Est-ce qu’il y a des pays à qui l’on prête plus ou moins ?

Je ne dirais pas qu’il y a des pays à qui l’on prête plus que d’autres. Les pays se prêtent les uns les autres en fonction de leurs musées. La nature et la quantité d’institutions dans un pays vont faire qu’il va recevoir plus ou moins de prêts. C’est donc plutôt en rapport au paysage muséal international qu’un pays où il y a plus de musées reçoit plus de prêts.

Il n’y a pas de pays à qui l’on ne prête pas par principe. Ensuite, les décisions de prêter, d’envoyer des œuvres, se font aussi en dialogue avec les institutions qui vont les recevoir et en fonction, bien évidemment, des conditions dans lesquelles elles vont être reçues.
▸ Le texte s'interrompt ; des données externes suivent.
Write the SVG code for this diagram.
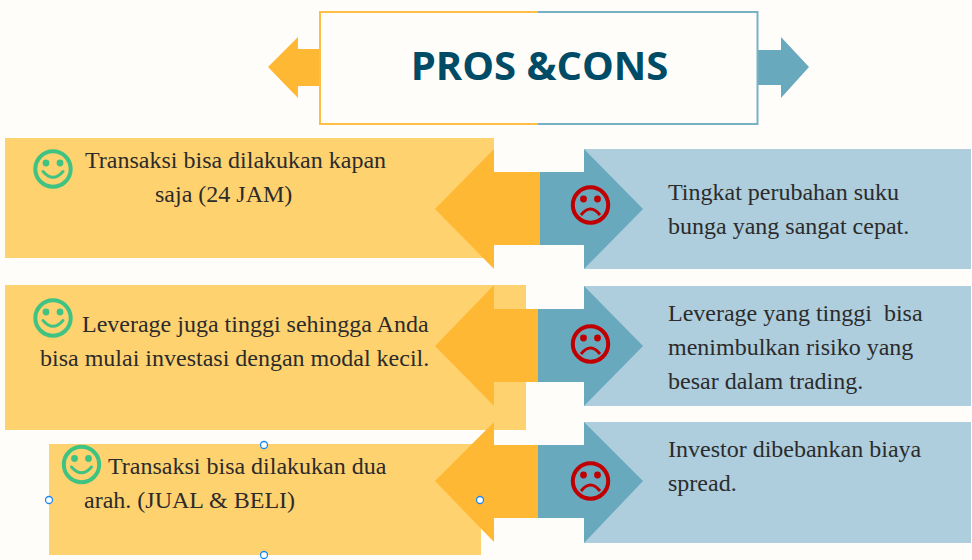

Il y a des échanges au préalable pour vérifier que l’institution ou le musée a toutes les conditions nécessaires à l’accueil des œuvres prêtées. Cela fait partie des pratiques professionnelles du monde des musées.

Diriez-vous que le prêt d’œuvres est une part importante de la diplomatie aujourd’hui ? Du fait notamment que la France a demandé le rapatriement d’œuvres prêtées en Russie…

La situation russe est vraiment très particulière. Il peut arriver qu’effectivement les prêts de certaines œuvres très emblématiques de certains pays puissent être un signal diplomatique fort, un signe d’amitié entre deux musées, en particulier entre deux institutions qui peuvent être très anciennes. Mais la part d’expositions ou de prêts qui seraient des signaux diplomatiques est très faible par rapport à la quantité de prêts et d’échanges que se font tout au long de leur vie les institutions muséales. Cela peut donc être un outil de diplomatie mais c’est essentiellement un outil de partage culturel et de construction d’une communauté muséale internationale. La circulation des œuvres entre les pays est vraiment la raison d’être historique des musées. S’il y a des prêts entre musées à l’international, c’est une manière de diffuser le plus possible l’art et l’archéologie, une mission à laquelle nous sommes tous attachés et vigilants.